No Shave November (Part Trois [LATE AF])

My Fuzzy Valentine

The powers inside of me have dramatically increased since my last post. This beard—it seems to have reality bending abilities that mankind weren’t meant to wield. It can only be a testament to my character as a human being, that the great bearded deity, Foliclesius, bestowed me with such regal chin ornamentation.

This soft, robin’s nest of chin canopy has taken roots within me. They’ve stretched towards my cerebral cortex. I’ve developed a complex understanding of the fine intricacies of all things jazz. My blood type is now “beatnik” positive. My heart beat follows a 4/4 measure. I can hear the fine groove of a bass guitar in my pulse.

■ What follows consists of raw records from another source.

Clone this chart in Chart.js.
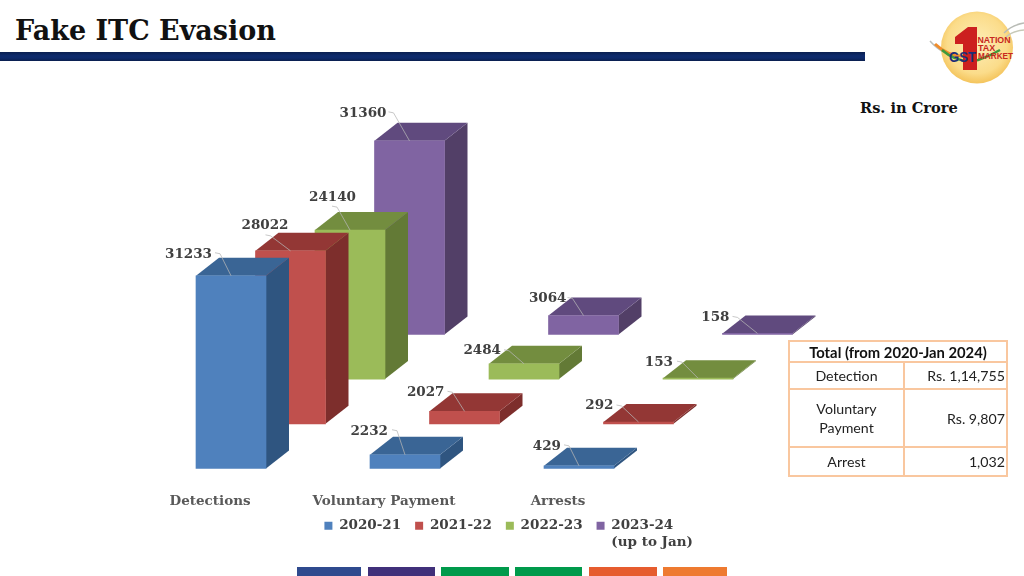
<!DOCTYPE html>
<html>
<head>
<meta charset="utf-8">
<title>Fake ITC Evasion</title>
<script src="https://cdn.jsdelivr.net/npm/chart.js@4/dist/chart.umd.min.js"></script>
<style>
  html, body { margin: 0; padding: 0; background: #fff; width: 1024px; height: 576px; overflow: hidden; }
  #chart { position: absolute; left: 0; top: 0; }
  .title { position: absolute; left: 15px; top: 15px; font: bold 27px "DejaVu Serif"; color: #111; }
  .rule { position: absolute; left: 0; top: 52px; width: 865px; height: 9px; background: linear-gradient(#0a1f4f, #0d2a6b 40%, #0d2a6b 65%, #0a1f4f); }
  .unit { position: absolute; left: 860px; top: 99px; font: bold 14.6px "DejaVu Serif"; color: #111; }
  table { position: absolute; left: 788px; top: 340px; width: 218px; height: 135px; border-collapse: collapse; font: 14.2px Lato; color: #222; table-layout: fixed; }
  td { border: 2px solid #f9c79f; padding: 0 1px; text-align: center; }
  td.num { text-align: right; }
  th { border: 2px solid #f9c79f; font: bold 14.8px Lato; color: #111; padding: 0; }
  .strip { position: absolute; top: 567px; height: 9px; }
  #logo { position: absolute; left: 925px; top: 0; }
</style>
</head>
<body>
<div class="title">Fake ITC Evasion</div>
<div class="rule"></div>
<div class="unit">Rs. in Crore</div>

<svg id="logo" width="99" height="90" viewBox="925 0 99 90">
  <defs>
    <radialGradient id="sun" cx="50%" cy="45%" r="55%">
      <stop offset="0" stop-color="#fdeeb8"/>
      <stop offset="0.75" stop-color="#fbdc8a"/>
      <stop offset="1" stop-color="#f4c45c"/>
    </radialGradient>
  </defs>
  <circle cx="977" cy="47.5" r="36" fill="url(#sun)"/>
  <path d="M930 41 Q945 58 965 56" fill="none" stroke="#b9bcb6" stroke-width="1.5"/>
  <path d="M1024 23 Q1012 25 1004 33" fill="none" stroke="#b9bcb6" stroke-width="1.5"/>
  <path d="M1024 30 Q1012 31 1006 37" fill="none" stroke="#c7c9b8" stroke-width="1.5"/>
  <path d="M935 44 Q950 58 968 56" fill="none" stroke="#f08c2a" stroke-width="3"/>
  <path d="M942 50 Q958 64 978 60 Q990 56 1000 50" fill="none" stroke="#3f9a3a" stroke-width="2.5"/>
  <polygon points="955,37 968,27 977,27 977,70 963,70 963,44 955,44" fill="#cc1f1f"/>
  <text x="949" y="62" textLength="27" lengthAdjust="spacingAndGlyphs" font-family="Liberation Sans" font-weight="bold" font-size="14" fill="#1c2f78">GST</text>
  <text x="977.5" y="43" textLength="33" lengthAdjust="spacingAndGlyphs" font-family="Liberation Sans" font-weight="bold" font-size="9" fill="#c8281e">NATION</text>
  <text x="978" y="51" font-family="Liberation Sans" font-weight="bold" font-size="9" fill="#c8281e">TAX</text>
  <text x="978" y="59" textLength="35" lengthAdjust="spacingAndGlyphs" font-family="Liberation Sans" font-weight="bold" font-size="9" fill="#c8281e">MARKET</text>
</svg>

<canvas id="chart" width="1024" height="576"></canvas>

<table>
  <colgroup><col style="width:115px"><col style="width:103px"></colgroup>
  <tr style="height:21px"><th colspan="2">Total (from 2020-Jan 2024)</th></tr>
  <tr style="height:27px"><td>Detection</td><td class="num">Rs. 1,14,755</td></tr>
  <tr style="height:58px"><td style="line-height:19px">Voluntary<br>Payment</td><td class="num">Rs. 9,807</td></tr>
  <tr style="height:29px"><td>Arrest</td><td class="num">1,032</td></tr>
</table>

<div class="strip" style="left:297px;width:64px;background:#2f4a8e"></div>
<div class="strip" style="left:368px;width:67px;background:#40307a"></div>
<div class="strip" style="left:441px;width:68px;background:#009a4b"></div>
<div class="strip" style="left:515px;width:67px;background:#009a4b"></div>
<div class="strip" style="left:589px;width:68px;background:#e65c2e"></div>
<div class="strip" style="left:663px;width:64px;background:#ee7a30"></div>

<script>
const categories = ['Detections', 'Voluntary Payment', 'Arrests'];
const seriesNames = ['2020-21', '2021-22', '2022-23', ['2023-24', '(up to Jan)']];
const values2020 = [31233, 2232, 429];
const values2021 = [28022, 2027, 292];
const values2022 = [24140, 2484, 153];
const values2023 = [31360, 3064, 158];

const frontColors = ['#4f81bd', '#c0504d', '#9bbb59', '#8064a2'];
const topColors = ['#3a6595', '#933735', '#738d3f', '#604a7e'];
const sideColors = ['#2f5580', '#7d2e2c', '#637a36', '#523f67'];

// each series sits further back in the fake 3D floor
const stepX = 59.5, stepY = 44.7;
const depthX = 23, depthY = 18;

// hand placed labels, relative to the middle of the bar's top edge:
// text right edge dx, text dy, leader start dx, leader start dy
const labelPlaces = [
  [[-19, -21, -16, -23], [-17, -23, -13, -25], [-18, -19, -15, -21]],
  [[-2, -25, -25, -16], [-20, -19, -17, -20], [-25, -16, -22, -17]],
  [[6, -33, -18, -24], [-23, -13, -20, -14], [-25, -16, -21, -17]],
  [[-23, -27, -21, -29], [-17, -17, -16, -18], [-28, -16, -25, -17]]
];

const fakeDepth = {
  id: 'fakeDepth',
  afterLayout(chart) {
    // legend belongs under the whole slide, not just the plot
    const legend = chart.legend;
    const shift = 542 - (legend.left + legend.right) / 2;
    legend.left += shift;
    legend.right += shift;
    legend.top = 505;
  },
  beforeDatasetDraw(chart, args) {
    const ctx = chart.ctx, i = args.index;
    ctx.save();
    ctx.translate(stepX * i, -stepY * i);
    args.meta.data.forEach(bar => {
      const left = bar.x - bar.width / 2, right = bar.x + bar.width / 2;
      ctx.fillStyle = sideColors[i];
      ctx.beginPath();
      ctx.moveTo(right, bar.y);
      ctx.lineTo(right + depthX, bar.y - depthY);
      ctx.lineTo(right + depthX, bar.base - depthY);
      ctx.lineTo(right, bar.base);
      ctx.closePath();
      ctx.fill();
      ctx.fillStyle = topColors[i];
      ctx.beginPath();
      ctx.moveTo(left, bar.y);
      ctx.lineTo(left + depthX, bar.y - depthY);
      ctx.lineTo(right + depthX, bar.y - depthY);
      ctx.lineTo(right, bar.y);
      ctx.closePath();
      ctx.fill();
    });
  },
  afterDatasetDraw(chart) {
    chart.ctx.restore();
  },
  afterDatasetsDraw(chart) {
    const ctx = chart.ctx;
    ctx.save();
    ctx.font = 'bold 13.5px "DejaVu Serif"';
    ctx.fillStyle = '#404040';
    ctx.textAlign = 'right';
    ctx.textBaseline = 'middle';
    ctx.strokeStyle = '#b5b5b5';
    ctx.lineWidth = 0.75;
    chart.data.datasets.forEach((ds, i) => {
      chart.getDatasetMeta(i).data.forEach((bar, j) => {
        const cx = bar.x + stepX * i, top = bar.y - stepY * i;
        const p = labelPlaces[i][j];
        ctx.beginPath();
        ctx.moveTo(cx + p[2], top + p[3]);
        ctx.lineTo(cx + p[2] + 5, top + p[3] + 1);
        ctx.lineTo(cx, top);
        ctx.stroke();
        ctx.fillText(ds.data[j], cx + p[0], top + p[1]);
      });
    });
    ctx.restore();
  }
};

const allValues = [values2020, values2021, values2022, values2023];

new Chart(document.getElementById('chart'), {
  type: 'bar',
  data: {
    labels: categories,
    datasets: allValues.map((vals, i) => ({
      label: seriesNames[i],
      data: vals,
      backgroundColor: frontColors[i],
      clip: false
    }))
  },
  plugins: [fakeDepth],
  options: {
    responsive: false,
    animation: false,
    layout: { padding: { left: 144, right: 358, top: 271, bottom: 0 } },
    datasets: { bar: { grouped: false, barThickness: 70 } },
    scales: {
      x: {
        grid: { display: false },
        border: { display: false },
        ticks: {
          padding: 17,
          labelOffset: -21,
          maxRotation: 0,
          autoSkip: false,
          color: '#595959',
          font: { family: 'DejaVu Serif', weight: 'bold', size: 13.5 }
        },
        afterFit(scale) { scale.height = 70; }
      },
      y: { display: false, min: 0, max: 32000 }
    },
    plugins: {
      tooltip: { enabled: false },
      legend: {
        position: 'bottom',
        labels: {
          boxWidth: 8,
          boxHeight: 8,
          padding: 14,
          color: '#404040',
          font: { family: 'DejaVu Serif', weight: 'bold', size: 13.5, lineHeight: 1.25 }
        }
      }
    }
  }
});
</script>
</body>
</html>
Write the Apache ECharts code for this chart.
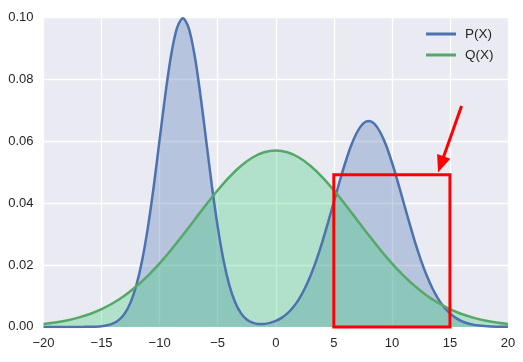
<!DOCTYPE html>
<html>
<head>
<meta charset="utf-8">
<script src="https://cdn.jsdelivr.net/npm/echarts@6/dist/echarts.min.js"></script>
<style>
html,body{margin:0;padding:0;background:#fff;}
#chart{width:523px;height:362px;}
</style>
</head>
<body>
<div id="chart"></div>
<script>
// x positions for P(X)
var xP = [-20,-19.5,-19,-18.5,-18,-17.5,-17,-16.5,-16,-15.5,-15,-14.5,-14,-13.5,-13,-12.5,-12,-11.5,-11,-10.5,
  -10,-9.5,-9,-8.5,-8,-7.5,-7,-6.5,-6,-5.5,-5,-4.5,-4,-3.5,-3,-2.5,-2,-1.5,-1,-0.5,
  0,0.5,1,1.5,2,2.5,3,3.5,4,4.5,5,5.5,6,6.5,7,7.5,8,8.5,9,9.5,
  10,10.5,11,11.5,12,12.5,13,13.5,14,14.5,15,15.5,16,16.5,17,17.5,18,18.5,19,19.5,20];
var pValues = [0,0,0,0,0.0000004,0.0000013,0.000004,0.000012,0.0000334,0.0000882,0.000218,0.000507,0.00111,0.00227,0.00438,0.00793,0.01349,0.0216,0.0324,0.0456,
  0.0605,0.0753,0.0880,0.0966,0.0997,0.0966,0.0880,0.0753,0.0605,0.0456,0.0324,0.0216,0.0135,0.00797,0.00446,0.00242,0.00137,0.00095,0.00096,0.00129,
  0.00193,0.00293,0.00437,0.00636,0.0090,0.0124,0.0166,0.0216,0.0273,0.0337,0.0403,0.0470,0.0532,0.0587,0.0629,0.0656,0.0665,0.0656,0.0629,0.0587,
  0.0532,0.0470,0.0403,0.0337,0.0273,0.0216,0.0166,0.0124,0.0090,0.00636,0.00437,0.00292,0.00190,0.00120,0.00074,0.00044,0.00026,0.00015,0.00008,0.00004,0.00002];
// x positions for Q(X)
var xQ = [-20,-19,-18,-17,-16,-15,-14,-13,-12,-11,-10,-9,-8,-7,-6,-5,-4,-3,-2,-1,0,1,2,3,4,5,6,7,8,9,10,11,12,13,14,15,16,17,18,19,20];
var qValues = [0.00096,0.00143,0.00209,0.00299,0.00418,0.00574,0.00771,0.01016,0.01312,0.01658,0.02054,0.02494,0.02966,0.03457,0.03948,0.04416,0.04842,0.05200,0.05472,0.05642,
  0.0570,0.05642,0.05472,0.05200,0.04842,0.04416,0.03948,0.03457,0.02966,0.02494,0.02054,0.01658,0.01312,0.01016,0.00771,0.00574,0.00418,0.00299,0.00209,0.00143,0.00096];
var seriesNames = ['P(X)', 'Q(X)'];
var xTicks = [-20,-15,-10,-5,0,5,10,15,20];
var yTickLabels = ['0.00','0.02','0.04','0.06','0.08','0.10'];
// annotation: rectangle corners and arrow (data coordinates)
var boxFrom = [5, -0.0008];
var boxTo = [15, 0.0492];
var arrowFrom = [16, 0.0714];
var arrowTo = [14.22, 0.0525];

function pairs(xs, ys){ var out=[]; for(var i=0;i<xs.length;i++){ out.push([xs[i], ys[i]]); } return out; }

var chart = echarts.init(document.getElementById('chart'), null, {renderer:'canvas'});
var font = 'Liberation Sans, Arial, sans-serif';
chart.setOption({
  animation: false,
  backgroundColor: '#ffffff',
  grid: {left: 43.5, right: 15, top: 17.4, bottom: 35.1, show: true, backgroundColor: '#EAEAF2', borderWidth: 0},
  legend: {
    orient: 'vertical', left: 421, top: 27, itemWidth: 30, itemHeight: 3, itemGap: 7,
    icon: 'rect', padding: [0,0,0,5],
    textStyle: {fontFamily: font, fontSize: 13.5, color: '#262626', padding: [0,0,0,4]},
    data: seriesNames
  },
  xAxis: {
    type: 'value', min: -20, max: 20, interval: 5,
    axisLine: {show: false}, axisTick: {show: false},
    splitLine: {show: true, lineStyle: {color: '#ffffff', width: 1.3}},
    axisLabel: {margin: 10, fontFamily: font, fontSize: 13, color: '#262626',
      formatter: function(v){ return xTicks.indexOf(v) >= 0 ? String(v).replace('-', '\u2212') : ''; }}
  },
  yAxis: {
    type: 'value', min: 0, max: 0.1, interval: 0.02,
    axisLine: {show: false}, axisTick: {show: false},
    splitLine: {show: true, lineStyle: {color: '#ffffff', width: 1.3}},
    axisLabel: {margin: 10, fontFamily: font, fontSize: 13, color: '#262626',
      formatter: function(v){ return yTickLabels[Math.round(v/0.02)]; }}
  },
  series: [
    {
      name: 'P area', type: 'line', data: pairs(xP, pValues), smooth: 0.3, showSymbol: false, silent: true,
      lineStyle: {width: 0, opacity: 0}, itemStyle: {color: '#4C72B0'},
      areaStyle: {color: 'rgba(76,114,176,0.32)', opacity: 1, origin: 'start'}, z: 2
    },
    {
      name: 'Q area', type: 'line', data: pairs(xQ, qValues), smooth: 0.3, showSymbol: false, silent: true,
      lineStyle: {width: 0, opacity: 0}, itemStyle: {color: '#55A868'},
      areaStyle: {color: 'rgba(46,204,113,0.3)', opacity: 1, origin: 'start'}, z: 3
    },
    {
      name: seriesNames[0], type: 'line', data: pairs(xP, pValues), smooth: 0.3, showSymbol: false,
      lineStyle: {color: '#4C72B0', width: 2.5}, itemStyle: {color: '#4C72B0'}, z: 4
    },
    {
      name: seriesNames[1], type: 'line', data: pairs(xQ, qValues), smooth: 0.3, showSymbol: false,
      lineStyle: {color: '#55A868', width: 2.5}, itemStyle: {color: '#55A868'}, z: 5, clip: false,
      markArea: {
        silent: true, z: 10,
        itemStyle: {color: 'rgba(0,0,0,0)', borderColor: '#FF0000', borderWidth: 3},
        data: [[{coord: boxFrom}, {coord: boxTo}]]
      },
      markLine: {
        silent: true, z: 10, symbol: ['none', 'triangle'], symbolSize: [14, 17], symbolOffset: 0,
        label: {show: false},
        itemStyle: {color: '#FF0000'},
        lineStyle: {color: '#FF0000', width: 3, type: 'solid', opacity: 1},
        emphasis: {disabled: true},
        data: [[{coord: arrowFrom}, {coord: arrowTo}]]
      }
    }
  ]
});
</script>
</body>
</html>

My magic has also grown exponentially. I’ve gained the ability to cast spells without even speaking. It’s as if the immeasurable will of my chin simply manifests itself as reality. Hallowed be thy chin, thine will be done. This morning I stepped into the shower, and the water instinctively parted around my body, unexpectedly creating a rainbow in the sheen of my beard’s grace. It was magnificent.

In all honesty, I’ve reached a level of mammalian awesomeness that had previously only been achievable by the grizzliest of bears. Trees bend down to marvel at my foliage. The clouds envy my fluff. I’ve become the one true king of “Chincinnati.”

In the end, it’s safe to say that No-Shave November was a success. I’ve become the king of all that is swarthy! I’m going to go back to a fresh face again (edit: I’ve already shaven that pubic hair around my bottom lip) but I’m certain I’ll return for another NSN in 2020!!! Merry Chin-mas, and to all a goodnight!

“My damn face itched for the whole month.” — Jae Davis

One comment

  1. Late, but at least you arrived! Thank you for the updates of your journey to great beard-dom, if such a thing exists. It was a glorious time seeing you post levels of growth and your musings as you experienced the raw length of your facial hairs.